Jiles uses these poetic descriptors throughout the story, and with this conveys emotion that is unrivaled in most novels I read.

The Irish woman Doris, who brings Johanna a doll and sees in Johanna the same psychic pain and loss she witnessed in survivors of the Great Famine in Ireland, describes how children—quote—“go through our first creation [as] a turning of the soul toward the light, out of the animal world,” and that being pulled from the “first creation” risks everything.  What a lovely way to explain to the men how children like Johanna will always live outside social convention.

Or when the Captain and Johanna come upon the young Kiowa men swimming in the river. He expects Johanna to yell out to them because—quote—“This was what she had wanted so much, to return to the Kiowa and the life she had known. The people whom she considered her people, and their gods her gods.” What a graceful way to convey a deeper meaning for the word “culture.”

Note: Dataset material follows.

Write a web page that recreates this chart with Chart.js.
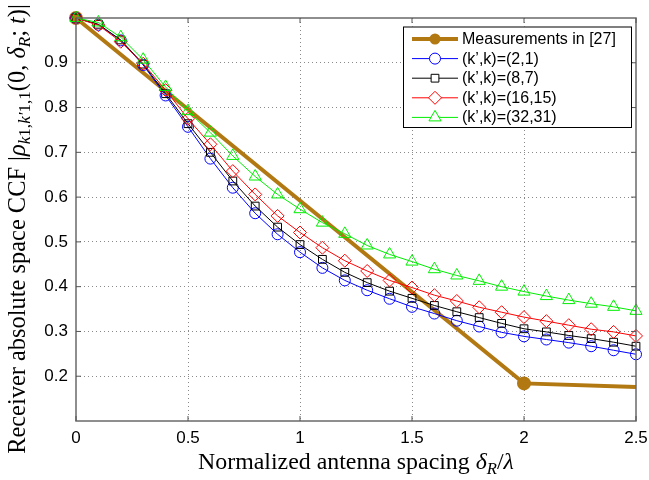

News of the World is so much an adventure story of 1870s Texas, but it is also one of inner landscapes: where we are in life at age 10, or age 71. What that makes of us. The author tells a rich story full of grace and sensory detail, and without a word to spare. The characters come fully realized but briefly, just like so many people in our real workaday lives. It takes a poet like Paulette Jiles to distill these experiences into such a short novel.